=== YOUR INSTRUCTIONS ===
Exactly as written, retype the listing below, omitting the pictures.
___ MATERIAL
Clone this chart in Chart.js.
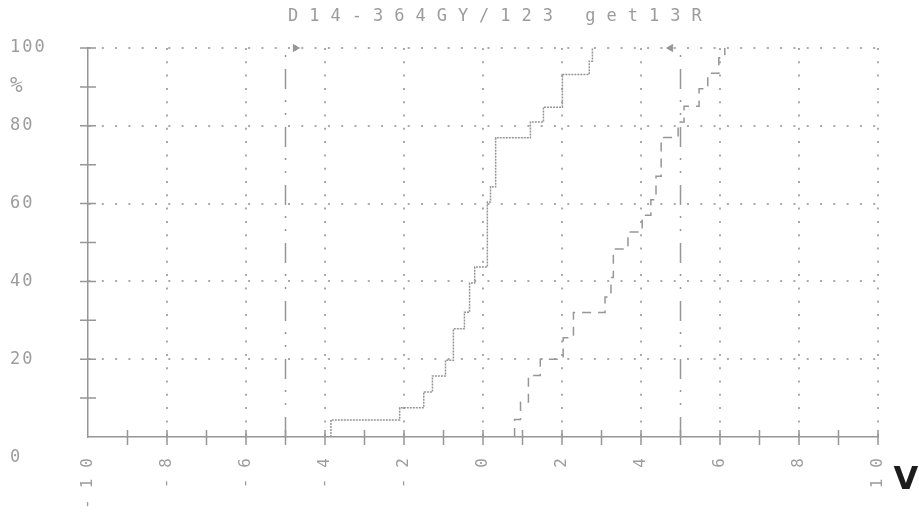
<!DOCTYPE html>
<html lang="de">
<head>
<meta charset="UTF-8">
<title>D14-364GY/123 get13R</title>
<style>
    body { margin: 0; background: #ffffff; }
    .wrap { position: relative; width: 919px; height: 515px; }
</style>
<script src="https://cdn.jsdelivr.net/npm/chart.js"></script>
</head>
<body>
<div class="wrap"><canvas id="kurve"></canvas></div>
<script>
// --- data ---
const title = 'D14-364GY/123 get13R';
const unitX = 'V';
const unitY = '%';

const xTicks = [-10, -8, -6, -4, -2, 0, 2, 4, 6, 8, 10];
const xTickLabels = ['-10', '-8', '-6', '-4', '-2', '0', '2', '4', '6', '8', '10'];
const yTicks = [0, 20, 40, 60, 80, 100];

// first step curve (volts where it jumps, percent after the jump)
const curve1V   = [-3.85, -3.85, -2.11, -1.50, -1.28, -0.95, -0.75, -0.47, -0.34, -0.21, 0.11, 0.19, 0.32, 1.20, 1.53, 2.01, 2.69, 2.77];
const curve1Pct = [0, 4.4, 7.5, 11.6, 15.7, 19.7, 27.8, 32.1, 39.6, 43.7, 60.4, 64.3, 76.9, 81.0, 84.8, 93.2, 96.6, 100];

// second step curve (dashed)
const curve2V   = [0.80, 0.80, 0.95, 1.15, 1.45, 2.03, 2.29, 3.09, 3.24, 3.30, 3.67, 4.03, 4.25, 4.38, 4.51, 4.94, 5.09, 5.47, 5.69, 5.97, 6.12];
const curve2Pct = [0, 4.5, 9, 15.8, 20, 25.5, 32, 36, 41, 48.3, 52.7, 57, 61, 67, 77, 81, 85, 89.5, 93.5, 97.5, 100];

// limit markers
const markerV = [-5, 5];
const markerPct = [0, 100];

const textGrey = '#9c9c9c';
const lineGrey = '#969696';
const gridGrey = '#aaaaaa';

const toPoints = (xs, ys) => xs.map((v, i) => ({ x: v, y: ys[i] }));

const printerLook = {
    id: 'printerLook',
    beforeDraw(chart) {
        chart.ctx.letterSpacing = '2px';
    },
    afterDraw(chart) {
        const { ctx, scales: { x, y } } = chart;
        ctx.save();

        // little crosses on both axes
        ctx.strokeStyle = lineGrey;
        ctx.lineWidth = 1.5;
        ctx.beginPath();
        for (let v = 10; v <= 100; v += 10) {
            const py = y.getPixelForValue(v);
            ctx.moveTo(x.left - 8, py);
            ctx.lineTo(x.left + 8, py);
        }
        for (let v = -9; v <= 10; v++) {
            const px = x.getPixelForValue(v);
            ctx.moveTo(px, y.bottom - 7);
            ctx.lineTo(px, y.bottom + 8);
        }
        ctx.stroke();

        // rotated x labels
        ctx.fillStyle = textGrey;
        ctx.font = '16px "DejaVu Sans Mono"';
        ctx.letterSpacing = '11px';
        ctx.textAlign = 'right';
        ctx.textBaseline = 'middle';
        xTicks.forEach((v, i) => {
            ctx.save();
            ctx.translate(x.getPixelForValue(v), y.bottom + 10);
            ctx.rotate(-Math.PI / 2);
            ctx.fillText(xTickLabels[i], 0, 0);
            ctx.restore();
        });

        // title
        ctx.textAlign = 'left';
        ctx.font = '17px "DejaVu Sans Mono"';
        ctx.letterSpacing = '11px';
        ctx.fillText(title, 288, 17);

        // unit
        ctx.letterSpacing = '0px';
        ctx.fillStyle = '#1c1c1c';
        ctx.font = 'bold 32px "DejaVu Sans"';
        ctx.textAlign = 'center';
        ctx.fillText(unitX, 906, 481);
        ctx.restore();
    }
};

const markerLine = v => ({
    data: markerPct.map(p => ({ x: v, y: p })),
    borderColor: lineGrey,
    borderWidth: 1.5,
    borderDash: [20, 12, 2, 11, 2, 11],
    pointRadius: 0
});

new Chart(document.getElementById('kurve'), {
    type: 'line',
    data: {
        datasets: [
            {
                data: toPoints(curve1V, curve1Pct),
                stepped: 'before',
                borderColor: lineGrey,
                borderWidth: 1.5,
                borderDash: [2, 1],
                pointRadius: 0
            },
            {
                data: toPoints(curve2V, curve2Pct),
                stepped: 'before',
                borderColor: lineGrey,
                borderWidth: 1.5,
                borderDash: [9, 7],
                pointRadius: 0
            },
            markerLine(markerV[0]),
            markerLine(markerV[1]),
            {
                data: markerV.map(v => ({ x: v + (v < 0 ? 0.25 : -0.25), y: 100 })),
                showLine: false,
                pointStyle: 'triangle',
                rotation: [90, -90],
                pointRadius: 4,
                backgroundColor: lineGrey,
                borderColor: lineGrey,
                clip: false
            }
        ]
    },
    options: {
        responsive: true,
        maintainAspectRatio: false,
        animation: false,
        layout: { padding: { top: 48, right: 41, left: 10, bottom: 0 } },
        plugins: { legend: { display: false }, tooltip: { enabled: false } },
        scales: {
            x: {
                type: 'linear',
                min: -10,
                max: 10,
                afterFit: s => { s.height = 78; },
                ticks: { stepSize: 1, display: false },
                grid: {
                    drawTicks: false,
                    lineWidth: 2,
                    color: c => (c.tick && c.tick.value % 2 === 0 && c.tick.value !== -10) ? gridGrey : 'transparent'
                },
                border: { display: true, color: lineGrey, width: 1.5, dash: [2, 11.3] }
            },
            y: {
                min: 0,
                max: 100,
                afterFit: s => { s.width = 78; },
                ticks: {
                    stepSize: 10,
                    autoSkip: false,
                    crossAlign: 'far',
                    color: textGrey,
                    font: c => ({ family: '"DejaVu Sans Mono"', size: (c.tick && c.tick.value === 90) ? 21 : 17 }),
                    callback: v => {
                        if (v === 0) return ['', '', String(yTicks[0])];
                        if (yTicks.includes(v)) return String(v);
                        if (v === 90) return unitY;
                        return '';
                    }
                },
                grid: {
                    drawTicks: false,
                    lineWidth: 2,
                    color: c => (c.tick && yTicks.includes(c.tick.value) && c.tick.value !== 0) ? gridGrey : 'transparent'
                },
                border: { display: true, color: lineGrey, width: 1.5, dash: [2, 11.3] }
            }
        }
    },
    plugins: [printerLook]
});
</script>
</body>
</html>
______
=== RESULT OF THE EXERCISE ===
Clone this chart in Chart.js.
<!DOCTYPE html>
<html lang="de">
<head>
<meta charset="UTF-8">
<title>D14-364GY/123 get13R</title>
<style>
    body { margin: 0; background: #ffffff; }
    .wrap { position: relative; width: 919px; height: 515px; }
</style>
<script src="https://cdn.jsdelivr.net/npm/chart.js"></script>
</head>
<body>
<div class="wrap"><canvas id="kurve"></canvas></div>
<script>
// --- data ---
const title = 'D14-364GY/123 get13R';
const unitX = 'V';
const unitY = '%';

const xTicks = [-10, -8, -6, -4, -2, 0, 2, 4, 6, 8, 10];
const xTickLabels = ['-10', '-8', '-6', '-4', '-2', '0', '2', '4', '6', '8', '10'];
const yTicks = [0, 20, 40, 60, 80, 100];

// first step curve (volts where it jumps, percent after the jump)
const curve1V   = [-3.85, -3.85, -2.11, -1.50, -1.28, -0.95, -0.75, -0.47, -0.34, -0.21, 0.11, 0.19, 0.32, 1.20, 1.53, 2.01, 2.69, 2.77];
const curve1Pct = [0, 4.4, 7.5, 11.6, 15.7, 19.7, 27.8, 32.1, 39.6, 43.7, 60.4, 64.3, 76.9, 81.0, 84.8, 93.2, 96.6, 100];

// second step curve (dashed)
const curve2V   = [0.80, 0.80, 0.95, 1.15, 1.45, 2.03, 2.29, 3.09, 3.24, 3.30, 3.67, 4.03, 4.25, 4.38, 4.51, 4.94, 5.09, 5.47, 5.69, 5.97, 6.12];
const curve2Pct = [0, 4.5, 9, 15.8, 20, 25.5, 32, 36, 41, 48.3, 52.7, 57, 61, 67, 77, 81, 85, 89.5, 93.5, 97.5, 100];

// limit markers
const markerV = [-5, 5];
const markerPct = [0, 100];

const textGrey = '#9c9c9c';
const lineGrey = '#969696';
const gridGrey = '#aaaaaa';

const toPoints = (xs, ys) => xs.map((v, i) => ({ x: v, y: ys[i] }));

const printerLook = {
    id: 'printerLook',
    beforeDraw(chart) {
        chart.ctx.letterSpacing = '2px';
    },
    afterDraw(chart) {
        const { ctx, scales: { x, y } } = chart;
        ctx.save();

        // little crosses on both axes
        ctx.strokeStyle = lineGrey;
        ctx.lineWidth = 1.5;
        ctx.beginPath();
        for (let v = 10; v <= 100; v += 10) {
            const py = y.getPixelForValue(v);
            ctx.moveTo(x.left - 8, py);
            ctx.lineTo(x.left + 8, py);
        }
        for (let v = -9; v <= 10; v++) {
            const px = x.getPixelForValue(v);
            ctx.moveTo(px, y.bottom - 7);
            ctx.lineTo(px, y.bottom + 8);
        }
        ctx.stroke();

        // rotated x labels
        ctx.fillStyle = textGrey;
        ctx.font = '16px "DejaVu Sans Mono"';
        ctx.letterSpacing = '11px';
        ctx.textAlign = 'right';
        ctx.textBaseline = 'middle';
        xTicks.forEach((v, i) => {
            ctx.save();
            ctx.translate(x.getPixelForValue(v), y.bottom + 10);
            ctx.rotate(-Math.PI / 2);
            ctx.fillText(xTickLabels[i], 0, 0);
            ctx.restore();
        });

        // title
        ctx.textAlign = 'left';
        ctx.font = '17px "DejaVu Sans Mono"';
        ctx.letterSpacing = '11px';
        ctx.fillText(title, 288, 17);

        // unit
        ctx.letterSpacing = '0px';
        ctx.fillStyle = '#1c1c1c';
        ctx.font = 'bold 32px "DejaVu Sans"';
        ctx.textAlign = 'center';
        ctx.fillText(unitX, 906, 481);
        ctx.restore();
    }
};

const markerLine = v => ({
    data: markerPct.map(p => ({ x: v, y: p })),
    borderColor: lineGrey,
    borderWidth: 1.5,
    borderDash: [20, 12, 2, 11, 2, 11],
    pointRadius: 0
});

new Chart(document.getElementById('kurve'), {
    type: 'line',
    data: {
        datasets: [
            {
                data: toPoints(curve1V, curve1Pct),
                stepped: 'before',
                borderColor: lineGrey,
                borderWidth: 1.5,
                borderDash: [2, 1],
                pointRadius: 0
            },
            {
                data: toPoints(curve2V, curve2Pct),
                stepped: 'before',
                borderColor: lineGrey,
                borderWidth: 1.5,
                borderDash: [9, 7],
                pointRadius: 0
            },
            markerLine(markerV[0]),
            markerLine(markerV[1]),
            {
                data: markerV.map(v => ({ x: v + (v < 0 ? 0.25 : -0.25), y: 100 })),
                showLine: false,
                pointStyle: 'triangle',
                rotation: [90, -90],
                pointRadius: 4,
                backgroundColor: lineGrey,
                borderColor: lineGrey,
                clip: false
            }
        ]
    },
    options: {
        responsive: true,
        maintainAspectRatio: false,
        animation: false,
        layout: { padding: { top: 48, right: 41, left: 10, bottom: 0 } },
        plugins: { legend: { display: false }, tooltip: { enabled: false } },
        scales: {
            x: {
                type: 'linear',
                min: -10,
                max: 10,
                afterFit: s => { s.height = 78; },
                ticks: { stepSize: 1, display: false },
                grid: {
                    drawTicks: false,
                    lineWidth: 2,
                    color: c => (c.tick && c.tick.value % 2 === 0 && c.tick.value !== -10) ? gridGrey : 'transparent'
                },
                border: { display: true, color: lineGrey, width: 1.5, dash: [2, 11.3] }
            },
            y: {
                min: 0,
                max: 100,
                afterFit: s => { s.width = 78; },
                ticks: {
                    stepSize: 10,
                    autoSkip: false,
                    crossAlign: 'far',
                    color: textGrey,
                    font: c => ({ family: '"DejaVu Sans Mono"', size: (c.tick && c.tick.value === 90) ? 21 : 17 }),
                    callback: v => {
                        if (v === 0) return ['', '', String(yTicks[0])];
                        if (yTicks.includes(v)) return String(v);
                        if (v === 90) return unitY;
                        return '';
                    }
                },
                grid: {
                    drawTicks: false,
                    lineWidth: 2,
                    color: c => (c.tick && yTicks.includes(c.tick.value) && c.tick.value !== 0) ? gridGrey : 'transparent'
                },
                border: { display: true, color: lineGrey, width: 1.5, dash: [2, 11.3] }
            }
        }
    },
    plugins: [printerLook]
});
</script>
</body>
</html>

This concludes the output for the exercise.